The preliminary action of the state’s 2014 June primary for the 45th District of Baltimore City actually took place in February 2013. That’s when Nina Harper, director of the Oliver Community Association was chosen by the Baltimore City Democratic Central Committee (out of a field of 10 candidates) to replace Del. Hattie Harrison, the veteran East Baltimore politician who died the month before.
Harper assumed the seat despite what some argue was a dubious selection process by Central Committee members and the committee chairman Scherod Barnes.
Nevertheless, Harper is the newest incumbent along with Talmadge Branch and Cheryl Glenn, who will be running against six democratic challengers: Marques Dent, Cory McCray, Kevin Parsons, Harry Spikes, Robert Stokes Sr. and Aaron Keith Wilkes.
But, perhaps the most compelling contest in the 45th is between the venerable Sen. Nathaniel McFadden, Senate President Pro Tempore, who is being opposed by veteran political operative Julius Henson.
Henson spent a month in jail and was sentenced to four years probation for election law violations connected to his role in the 2010 governor’s race on behalf of Robert Ehrlich’s campaign for use of a robocall that was aimed, some argue at suppressing the Black vote. Henson was actually tried and acquitted of the voter suppression charge, but he was convicted because the political ad lacked an authority line, which is a misdemeanor.
All total, he was sentenced to 60 days in jail, 30 days of home detention, 500 hours of community service and fined $1 million.
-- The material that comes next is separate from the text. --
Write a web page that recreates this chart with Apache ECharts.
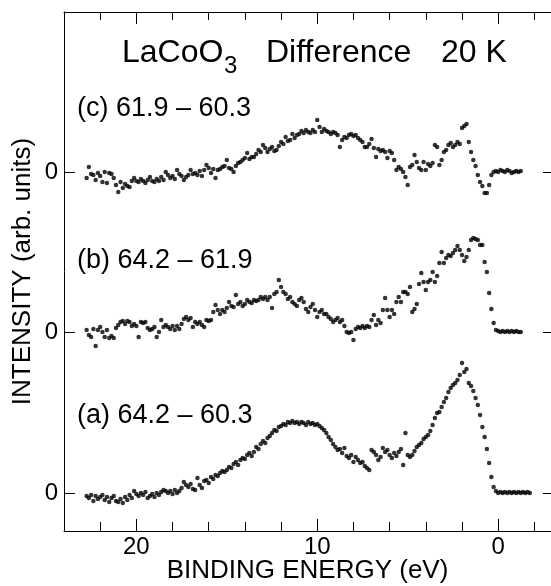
<!DOCTYPE html>
<html><head><meta charset="utf-8">
<script src="https://cdn.jsdelivr.net/npm/echarts@6/dist/echarts.min.js"></script>
<style>html,body{margin:0;padding:0;background:#fff}#c{width:551px;height:586px}</style>
</head><body><div id="c"></div>
<script>
// Binding energies (eV) shared by the three spectra
const energy = [
22.75,22.625,22.5,22.375,22.25,22.125,
22,21.875,21.75,21.625,21.5,21.375,21.25,21.125,
21,20.875,20.75,20.625,20.5,20.375,20.25,20.125,
20,19.875,19.75,19.625,19.5,19.375,19.25,19.125,
19,18.875,18.75,18.625,18.5,18.375,18.25,18.125,
18,17.875,17.75,17.625,17.5,17.375,17.25,17.125,
17,16.875,16.75,16.625,16.5,16.375,16.25,16.125,
16,15.875,15.75,15.625,15.5,15.375,15.25,15.125,
15,14.875,14.75,14.625,14.5,14.375,14.25,14.125,
14,13.875,13.75,13.625,13.5,13.375,13.25,13.125,
13,12.875,12.75,12.625,12.5,12.375,12.25,12.125,
12,11.875,11.75,11.625,11.5,11.375,11.25,11.125,
11,10.875,10.75,10.625,10.5,10.375,10.25,10.125,
10,9.875,9.75,9.625,9.5,9.375,9.25,9.125,
9,8.875,8.75,8.625,8.5,8.375,8.25,8.125,
8,7.875,7.75,7.625,7.5,7.375,7.25,7.125,
7,6.875,6.75,6.625,6.5,6.375,6.25,6.125,
6,5.875,5.75,5.625,5.5,5.375,5.25,5.125,
5,4.875,4.75,4.625,4.5,4.375,4.25,4.125,
4,3.875,3.75,3.625,3.5,3.375,3.25,3.125,
3,2.875,2.75,2.625,2.5,2.375,2.25,2.125,
2,1.875,1.75,1.625,1.5,1.375,1.25,1.125,
1,0.875,0.75,0.625,0.5,0.375,0.25,0.125,
0,-0.125,-0.25,-0.375,-0.5,-0.625,-0.75,-0.875,
-1,-1.125,-1.25,-1.375,-1.5,-1.625,-1.75];

// (a) 64.2 - 60.3
const seriesA = [
-3,-5,-2,-8,-3,-6,
-4,-2,-7,-4,-9,-5,-3,-8,
-9,-6,-10,-4,-7,-2,-5,2,
-1,-3,0,-2,1,-5,-3,-1,
-4,0,-2,1,3,2,0,2,
-1,3,0,2,5,11,8,6,
9,4,3,15,8,5,12,13,
10,16,14,18,17,20,22,21,
23,26,25,29,31,28,33,35,
34,38,40,37,41,46,44,49,
52,50,55,57,60,63,62,66,
67,69,68,71,70,72,70,71,
69,71,70,68,71,69,70,68,
69,67,65,63,60,56,53,49,
46,43,44,40,45,37,35,38,
31,36,33,30,31,27,25,23,
43,41,38,33,36,45,41,43,
38,35,40,37,41,44,28,60,
38,36,38,42,46,48,50,54,
56,58,62,68,75,80,81,86,
91,95,101,105,108,110,113,118,
130,121,124,110,107,102,95,88,
78,66,56,44,30,16,6,2,
0,1,0,1,0,1,0,1,
0,1,0,1,0,1,0];

// (b) 64.2 - 61.9
const seriesB = [
2,-3,-5,3,-14,2,
5,0,-5,2,-6,-4,-6,4,
7,10,11,8,11,10,6,8,
6,-5,10,9,10,4,2,3,
5,-5,0,12,5,7,5,3,
6,2,6,3,8,13,15,12,
14,5,10,8,10,7,5,12,
11,12,20,27,22,18,22,20,
24,30,26,25,37,28,30,26,
28,32,30,29,32,31,32,35,
33,35,32,35,24,38,40,52,
45,40,38,33,35,30,28,26,
32,34,30,23,20,25,28,22,
15,20,22,18,18,15,13,10,
12,14,10,12,6,0,-1,0,
-8,3,5,4,6,4,6,5,
12,17,7,12,9,22,34,22,
15,22,18,30,35,30,40,40,
38,45,20,23,28,48,59,50,
42,50,52,60,50,56,69,80,
69,74,77,76,79,82,86,82,
77,71,75,82,92,94,93,92,
87,87,70,60,39,23,9,2,
1,0,1,0,1,0,1,0,
1,0,0];

// (c) 61.9 - 60.3
const seriesC = [
-6,5,-2,-3,-8,-1,
-4,-10,0,-11,-1,-2,-6,-13,
-20,-10,-16,-12,-14,-15,-9,-6,
-9,-10,-7,-9,-11,-8,-5,-9,
-10,-7,-9,-5,-8,0,-3,-6,
-4,-7,2,-2,-4,-8,-5,-3,
2,-2,-1,-3,1,-4,2,7,
4,-1,3,-6,2,3,5,6,
12,4,3,0,6,9,10,12,
14,19,13,15,15,18,22,20,
27,24,20,23,25,21,22,26,
30,28,35,31,32,38,34,37,
38,41,39,42,40,39,42,40,
52,45,40,43,41,40,38,40,
39,37,25,32,35,34,37,38,
36,37,34,32,30,25,25,28,
33,24,15,23,21,22,20,14,
21,19,12,2,5,3,0,-5,
-13,5,7,17,10,4,2,10,
2,8,6,9,27,25,7,12,
20,22,27,29,25,27,30,28,
44,46,48,30,20,12,6,-3,
-10,-14,-21,-21,-13,-3,0,1,
0,2,1,0,2,1,-1,0,
1,0,1];

const seriesNames = ['(a) 64.2 \u2013 60.3', '(b) 64.2 \u2013 61.9', '(c) 61.9 \u2013 60.3'];
const seriesOffsets = [0, 161, 321];       // vertical offset of each spectrum
const yZeroTicks = [0, 161, 321];          // the three "0" ticks
const xMajorTicks = [20, 10, 0];
const xMinorTicks = [22, 18, 16, 14, 12, 8, 6, 4, 2, -2];
const titleParts = ['LaCoO', '3', 'Difference', '20 K'];
const xTitle = 'BINDING ENERGY (eV)';
const yTitle = 'INTENSITY (arb. units)';

const FONT = "'Liberation Sans', Arial, sans-serif";
const chart = echarts.init(document.getElementById('c'), null, {renderer: 'canvas'});

function pts(vals, off) {
  return vals.map((v, i) => [energy[i], v + off]);
}
const allVals = [seriesA, seriesB, seriesC];

const X_MIN = -2.92, X_MAX = 24, Y_MIN = -38, Y_MAX = 481;
const blk = '#000';
function xAx(pos, len, ticks, showLine, showLabel) {
  return {
    type: 'value', position: pos, min: X_MIN, max: X_MAX, inverse: true, offset: 0,
    axisLine: {show: showLine, onZero: false, lineStyle: {color: blk, width: 1}},
    axisTick: {show: true, inside: true, length: len, customValues: ticks, lineStyle: {color: blk, width: 1}},
    axisLabel: {show: showLabel, customValues: ticks, fontSize: 24, color: blk, fontFamily: FONT, margin: 4},
    splitLine: {show: false}
  };
}

const option = {
  animation: false,
  backgroundColor: '#fff',
  grid: {left: 64, top: 12, right: -1, bottom: 55},
  xAxis: [
    xAx('bottom', 12, xMajorTicks, true, true),
    xAx('bottom', 9, xMinorTicks, false, false),
    xAx('top', 12, xMajorTicks, true, false),
    xAx('top', 8, xMinorTicks, false, false)
  ],
  yAxis: [
    {type: 'value', position: 'left', min: Y_MIN, max: Y_MAX,
     axisLine: {show: true, onZero: false, lineStyle: {color: blk, width: 1}},
     axisTick: {show: true, inside: true, length: 11, customValues: yZeroTicks, lineStyle: {color: blk}},
     axisLabel: {show: true, customValues: yZeroTicks, formatter: () => '0', fontSize: 24, color: blk, fontFamily: FONT, margin: 6},
     splitLine: {show: false}},
    {type: 'value', position: 'right', min: Y_MIN, max: Y_MAX,
     axisLine: {show: true, onZero: false, lineStyle: {color: blk, width: 1}},
     axisTick: {show: true, inside: true, length: 8, customValues: yZeroTicks, lineStyle: {color: blk}},
     axisLabel: {show: false},
     splitLine: {show: false}}
  ],
  series: allVals.map((vals, k) => ({
    name: seriesNames[k], type: 'scatter', xAxisIndex: 0, yAxisIndex: 0,
    symbol: 'circle', symbolSize: 4.5, itemStyle: {color: blk},
    data: pts(vals, seriesOffsets[k])
  })),
  graphic: [
    {type: 'text', left: 122, top: 37, style: {text: titleParts[0], font: '32px ' + FONT, fill: blk}},
    {type: 'text', left: 224, top: 54, style: {text: titleParts[1], font: '24px ' + FONT, fill: blk}},
    {type: 'text', left: 266, top: 37, style: {text: titleParts[2], font: '32px ' + FONT, fill: blk}},
    {type: 'text', left: 441, top: 37, style: {text: titleParts[3], font: '32px ' + FONT, fill: blk}},
    {type: 'text', left: 77, top: 95, style: {text: seriesNames[2], font: '27px ' + FONT, fill: blk}},
    {type: 'text', left: 77, top: 247, style: {text: seriesNames[1], font: '27px ' + FONT, fill: blk}},
    {type: 'text', left: 77, top: 402, style: {text: seriesNames[0], font: '27px ' + FONT, fill: blk}},
    {type: 'text', x: 307.5, y: 571,
     style: {text: xTitle, font: '26px ' + FONT, fill: blk, align: 'center', verticalAlign: 'middle'}},
    {type: 'text', x: 23, y: 271.5, rotation: Math.PI / 2,
     style: {text: yTitle, font: '26px ' + FONT, fill: blk, align: 'center', verticalAlign: 'middle'}}
  ]
};
chart.setOption(option);
</script></body></html>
Circuit Court Judge Emanuel Brown also prohibited Henson from volunteering or working in any political campaigns during his probation.
So, Henson – who has a well-earned reputation as a political street fighter, a title he seems to wear with pride – decided to run for office himself (McFadden’s senate seat), which compelled Brown to sentence Henson to four more months in jail saying he violated his probation. The sentence was suspended pending Henson’s appeal.
University of Maryland law professor Larry Gibson told the Washington Post, “I’ve been trying to imagine a more unpardonable sin to the Black community than voter suppression,” Gibson told the Post. “If you’re doing an ad for anyone running against Julius Henson, you wouldn’t need to address anything else.”